May 24,2017
the staff of the Ridgewood blog
Ridgewood NJ, since 2010 ,the class action, brought by the three municipalities on behalf of ratepayers, alleges that Ridgewood Water owes $14 million in past overcharges and claims the Village of Ridgewood improperly applied water company revenues to other areas in its municipal budget.
The three municipalities Glen Rock, Midland Park and Wyckoff have alleged that the utility company, operated by the village of Ridgewood, overcharged customers from 2010 to 2016 and improperly used company funds to supplement Ridgewood’s municipal budget.
The towns want $17.4 million returned to ratepayers, including $13.8 million in alleged overcharges and $3.6 million in transfers from the utility’s fund balance from 2010 to 2016.

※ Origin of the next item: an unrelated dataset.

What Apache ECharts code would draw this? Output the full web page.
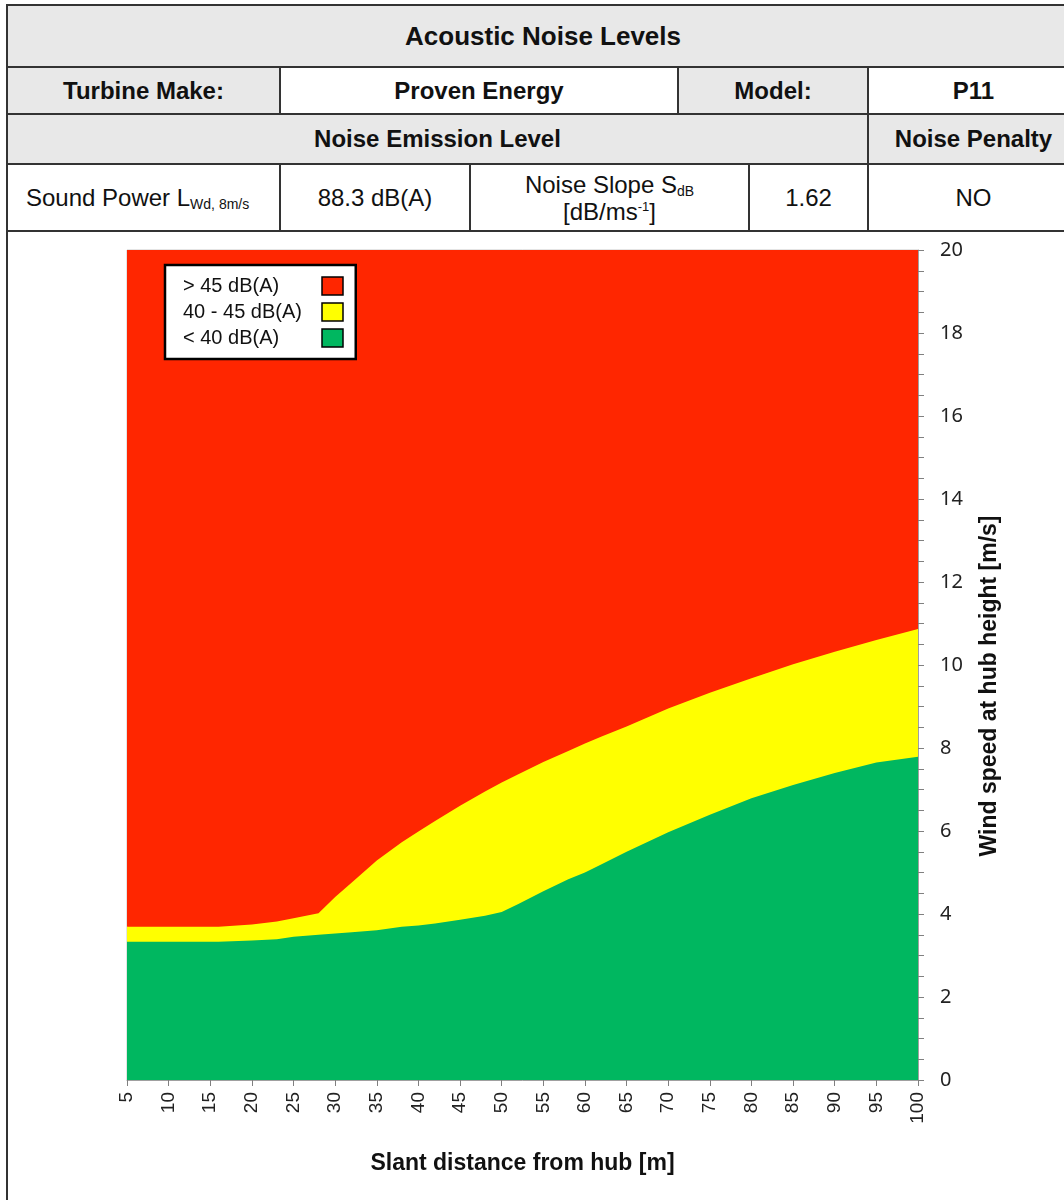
<!DOCTYPE html>
<html>
<head>
<meta charset="utf-8">
<title>Acoustic Noise Levels</title>
<script src="https://cdn.jsdelivr.net/npm/echarts@6/dist/echarts.min.js"></script>
<style>
  body { margin: 0; background: #fff; font-family: 'Liberation Sans', Arial, sans-serif; color: #111; }
  #chart { position: absolute; left: 0; top: 0; width: 1064px; height: 1200px; }
  .frame { position: absolute; left: 6px; top: 228px; width: 2px; height: 980px; background: #333; }
  table { position: absolute; left: 6px; top: 4px; width: 1072px; border-collapse: collapse; table-layout: fixed; background: #fff; z-index: 1; }
  td { border: 2px solid #333; text-align: center; vertical-align: middle; font-size: 24px; padding: 0; }
  td.g { background: #e8e8e8; font-weight: bold; }
  td.b { font-weight: bold; }
  td.first { text-align: left; padding-left: 18px; }
  .title { font-size: 26px; }
  sub { font-size: 14px; vertical-align: -3px; line-height: 0; }
  sup { font-size: 13px; vertical-align: 9px; line-height: 0; }
  .two { line-height: 27px; }
</style>
</head>
<body>
<table>
  <colgroup>
    <col style="width:273px"><col style="width:190px"><col style="width:208px">
    <col style="width:71px"><col style="width:119px"><col style="width:211px">
  </colgroup>
  <tr style="height:62px"><td class="g title" colspan="6">Acoustic Noise Levels</td></tr>
  <tr style="height:47px">
    <td class="g">Turbine Make:</td>
    <td class="b" colspan="2">Proven Energy</td>
    <td class="g" colspan="2">Model:</td>
    <td class="b">P11</td>
  </tr>
  <tr style="height:50px">
    <td class="g" colspan="5">Noise Emission Level</td>
    <td class="g">Noise Penalty</td>
  </tr>
  <tr style="height:67px">
    <td class="first">Sound Power L<sub>Wd, 8m/s</sub></td>
    <td>88.3 dB(A)</td>
    <td class="two" colspan="2">Noise Slope S<sub>dB</sub><br>[dB/ms<sup>-1</sup>]</td>
    <td>1.62</td>
    <td>NO</td>
  </tr>
</table>
<div class="frame"></div>
<div id="chart"></div>
<script>
// slant distance from hub [m]
const distances = [5, 10, 15, 16, 20, 23, 25, 28, 30, 32, 35, 38, 40, 42, 45, 48, 50, 52, 55, 58, 60, 62, 65, 70, 75, 80, 85, 90, 95, 100]
// wind speed [m/s] where the level reaches 45 dB(A)
const limit45 = [3.69, 3.69, 3.69, 3.69, 3.75, 3.82, 3.9, 4.02, 4.41, 4.76, 5.29, 5.73, 5.99, 6.24, 6.61, 6.95, 7.17, 7.37, 7.66, 7.93, 8.11, 8.28, 8.52, 8.95, 9.33, 9.68, 10.02, 10.32, 10.6, 10.87]
// wind speed [m/s] where the level reaches 40 dB(A)
const limit40 = [3.33, 3.33, 3.33, 3.33, 3.36, 3.39, 3.45, 3.5, 3.53, 3.56, 3.61, 3.69, 3.72, 3.77, 3.86, 3.96, 4.05, 4.24, 4.55, 4.84, 5.0, 5.2, 5.5, 5.97, 6.39, 6.79, 7.11, 7.4, 7.65, 7.79]
const bandNames = ['> 45 dB(A)', '40 - 45 dB(A)', '< 40 dB(A)']

const RED = '#ff2600'
const YELLOW = '#ffff00'
const GREEN = '#00b760'

const chart = echarts.init(document.getElementById('chart'))

function band(name, color, values, origin) {
  return {
    name: name,
    type: 'line',
    data: distances.map((d, i) => [d, values[i]]),
    symbol: 'none',
    silent: true,
    lineStyle: { width: 0 },
    itemStyle: { color: color },
    areaStyle: { color: color, opacity: 1, origin: origin }
  }
}

chart.setOption({
  animation: false,
  backgroundColor: 'transparent',
  grid: {
    left: 127,
    right: 146,
    top: 250,
    bottom: 120,
    show: true,
    backgroundColor: RED,
    borderColor: '#c8c8c8',
    borderWidth: 1
  },
  legend: {
    data: bandNames,
    orient: 'vertical',
    left: 165,
    top: 265,
    align: 'right',
    icon: 'rect',
    itemWidth: 21,
    itemHeight: 18,
    itemGap: 6,
    padding: [11, 12, 11, 18],
    backgroundColor: '#fff',
    borderColor: '#000',
    borderWidth: 2.5,
    selectedMode: false,
    itemStyle: { borderColor: '#000', borderWidth: 1.5 },
    formatter: name => '{t|' + name + '}',
    textStyle: {
      rich: {
        t: { width: 134, align: 'left', fontSize: 20, color: '#111', fontFamily: 'Liberation Sans' }
      }
    }
  },
  xAxis: {
    type: 'value',
    min: 5,
    max: 100,
    interval: 5,
    name: 'Slant distance from hub [m]',
    nameLocation: 'middle',
    nameGap: 72,
    nameTextStyle: { fontSize: 23, fontWeight: 'bold', color: '#111', fontFamily: 'Liberation Sans', verticalAlign: 'top' },
    axisLine: { show: true, onZero: false, lineStyle: { color: '#a0a0a0' } },
    axisTick: { show: true, length: 6, lineStyle: { color: '#808080' } },
    splitLine: { show: false },
    axisLabel: { rotate: 90, margin: 12, fontSize: 19, color: '#222', fontFamily: 'Liberation Sans' }
  },
  yAxis: {
    type: 'value',
    position: 'right',
    min: 0,
    max: 20,
    interval: 2,
    name: 'Wind speed at hub height [m/s]',
    nameLocation: 'middle',
    nameGap: 60,
    nameTextStyle: { fontSize: 23, fontWeight: 'bold', color: '#111', fontFamily: 'Liberation Sans', padding: [0, 42, 0, 0] },
    axisLine: { show: true, lineStyle: { color: '#a0a0a0' } },
    axisTick: { show: true, length: 6, lineStyle: { color: '#808080' } },
    minorTick: { show: true, splitNumber: 4, length: 6, lineStyle: { color: '#808080' } },
    splitLine: { show: false },
    axisLabel: { margin: 22, fontSize: 20, color: '#222', fontFamily: 'Noto Sans' }
  },
  series: [
    band(bandNames[0], RED, limit45, 'end'),
    band(bandNames[1], YELLOW, limit45, 'start'),
    band(bandNames[2], GREEN, limit40, 'start')
  ]
})
</script>
</body>
</html>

By way of background, the Ridgewood Water Utility supplies water to Ridgewood residents and to the residents of the neighboring communities of Wyckoff, Midland Park and Glen Rock. Importantly, the Water Utility is not regulated by the New Jersey Board of Public Utilities (BPU) or any other neutral and impartial governmental agency. This case concerns a scheme devised by the Village of Ridgewood to unlawfully off-load a portion of the Village operating budget to the extraterritorial ratepayers of the Water Utility. The scheme was simple: through the accounting devise of “indirect costs,” the Village used its Water Utility to transfer substantial Village operating costs that are wholly unrelated to the operations of the Water Utility to the ratepayers of the Water Utility. In effect, the residents of Wyckoff, Glen Rock and Midland Park have been subsidizing the Village of Ridgewood Operating Budget so that, during periods of economic difficulty, Ridgewood does not have to make the tough choices that all other communities make by reducing expenditures or raising taxes on their own residents.
In the past seven years, the Water Utility has raised its rates by some 37 percent. The Plaintiffs in this litigation assert that these massive rate increases are unlawful and excessive. Plaintiffs demand, among other things, a full refund of the seven years of unlawful rate increases.